Candlestick Park Stadium was built in San Francisco’s Bayview Heights area on what was known as Candlestick Point. It was one of the few parcels of land available in the city for the construction of a sports stadium, along with the 10,000 parking spaces that were guaranteed to the New York Giants upon their move in 1957.
From 1971 the San Francisco 49ers called Candlestick home through the 2013 football season, moving to newly-constructed Levi’s Park in 2014.
The stadium was a difficult place to play defense due to the winds that came swirling into the outfield area, usually blowing from right center to left center field. Its playing surface for most of its tenure was natural bluegrass. For nine years, from 1971 through the 1978 football season, artificial turf was installed and “slide boxes” were built around the bases of the ball diamond.

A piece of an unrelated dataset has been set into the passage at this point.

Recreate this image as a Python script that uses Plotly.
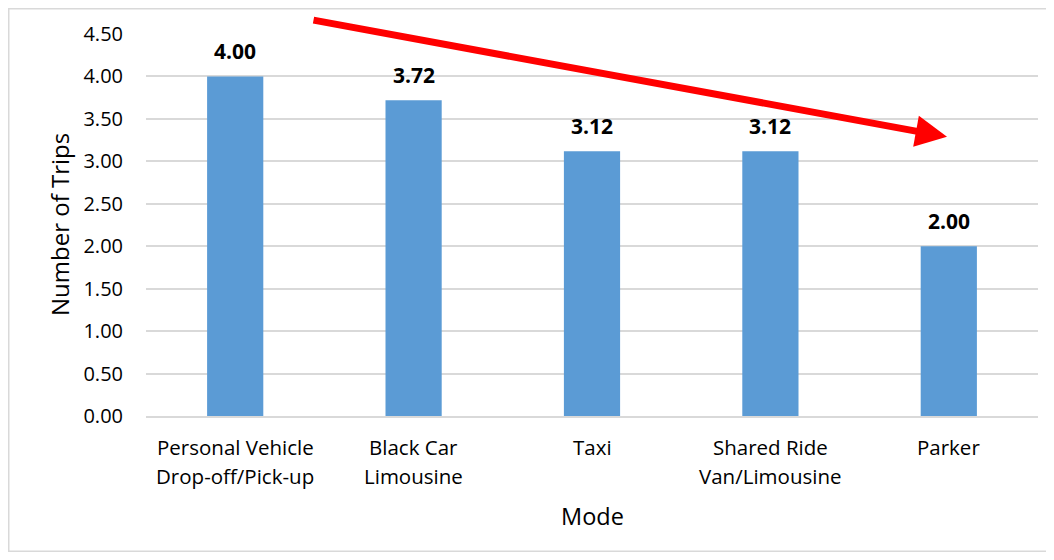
import plotly.graph_objects as go

categories = ["Personal Vehicle<br>Drop-off/Pick-up", "Black Car<br>Limousine", "Taxi",
              "Shared Ride<br>Van/Limousine", "Parker"]
values = [4.00, 3.72, 3.12, 3.12, 2.00]
labels = ["4.00", "3.72", "3.12", "3.12", "2.00"]
y_ticks = [0, 0.5, 1.0, 1.5, 2.0, 2.5, 3.0, 3.5, 4.0, 4.5]

FONT = "'Open Sans', sans-serif"

# page coordinates of the plot area (browser body adds an 8px margin)
OFF = 8
PL, PR, PT, PB = 146, 1038, 34, 416.5
W, H = 1054 - OFF, 560 - OFF
L, T = PL - OFF, PT - OFF
R, B = W - (PR - OFF), H - (PB - OFF)
pw, ph = PR - PL, PB - PT

def px(x):
    return (x - PL) / pw

def py(y):
    return (PB - y) / ph

fig = go.Figure()
fig.add_trace(go.Bar(
    x=list(range(len(categories))), y=values, width=0.315,
    marker=dict(color="#5b9bd5", line=dict(width=0)),
))

# data labels
for i, (v, lab) in enumerate(zip(values, labels)):
    fig.add_annotation(x=i, y=v, xref="x", yref="y", text=f"<b>{lab}</b>",
                       showarrow=False, yanchor="middle", yshift=25,
                       font=dict(family=FONT, size=21, color="#000000"))

# category labels
for i, cat in enumerate(categories):
    for j, line in enumerate(cat.split("<br>")):
        fig.add_annotation(x=i, y=0, xref="x", yref="paper", text=line,
                           showarrow=False, yanchor="middle", yshift=-31 - 29 * j,
                           font=dict(family=FONT, size=20.5, color="#000000"))

# axis titles
fig.add_annotation(x=0.5, y=0, xref="paper", yref="paper", text="Mode",
                   showarrow=False, yanchor="middle", yshift=-100,
                   font=dict(family=FONT, size=23.5, color="#000000"))
fig.add_annotation(x=0, y=0.5, xref="paper", yref="paper", text="Number of Trips",
                   showarrow=False, textangle=-90, xanchor="center", xshift=-87,
                   font=dict(family=FONT, size=24, color="#000000"))

# outer border
fig.add_shape(type="rect", xref="paper", yref="paper",
              x0=px(8.75), x1=px(1047), y0=py(552), y1=py(8.75),
              line=dict(color="#d9d9d9", width=1.5), fillcolor="rgba(0,0,0,0)", layer="below")

# red trend arrow
fig.add_annotation(xref="paper", yref="paper", x=px(947), y=py(137),
                   axref="pixel", ayref="pixel", ax=312 - 947, ay=20 - 137,
                   showarrow=True, arrowhead=2, arrowsize=0.9, arrowwidth=7,
                   arrowcolor="#ff0000", text="")

fig.update_layout(
    width=W, height=H, margin=dict(l=L, r=R, t=T, b=B, autoexpand=False),
    paper_bgcolor="white", plot_bgcolor="white", showlegend=False,
    font=dict(family=FONT, size=20, color="#000000"),
    xaxis=dict(showline=True, linecolor="#d9d9d9", linewidth=2,
               showticklabels=False, ticks="", range=[-0.5, 4.5],
               showgrid=False, zeroline=False),
    yaxis=dict(range=[0, 4.5], tickvals=y_ticks, tickformat=".2f",
               showgrid=True, gridcolor="#d9d9d9", gridwidth=1.5,
               zeroline=False, showline=False, ticks="", ticklabelstandoff=22,
               tickfont=dict(size=20)),
)

fig.write_html("out.html")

One of the more notable events to occur at Candlestick was on October 17, 1989; just minutes prior to the start of Game 3 of the World Series, the Loma Prieta earthquake struck, measuring 7.1 on the Richter Scale.The stadium was packed to capacity but no injuries were reported. It was widely reported that the light poles in the outfield were swaying as if a stiff breeze had blown in off the bay. The quake delayed the series by ten days as engineers inspected the facility for any serious damage.
In 2014, following the 49ers’ season, Candlestick closed permanently to the public. The Giants had already moved to Pacific Bell Park, now Oracle Park, following the 1999 season and the 49ers’ decision to abandon the facility left it with no permanent tenant. It was demolished in 2015. An “urban outlet” center was slated for development on the site, but plans were abandoned for that in 2018. The ground stands vacant today.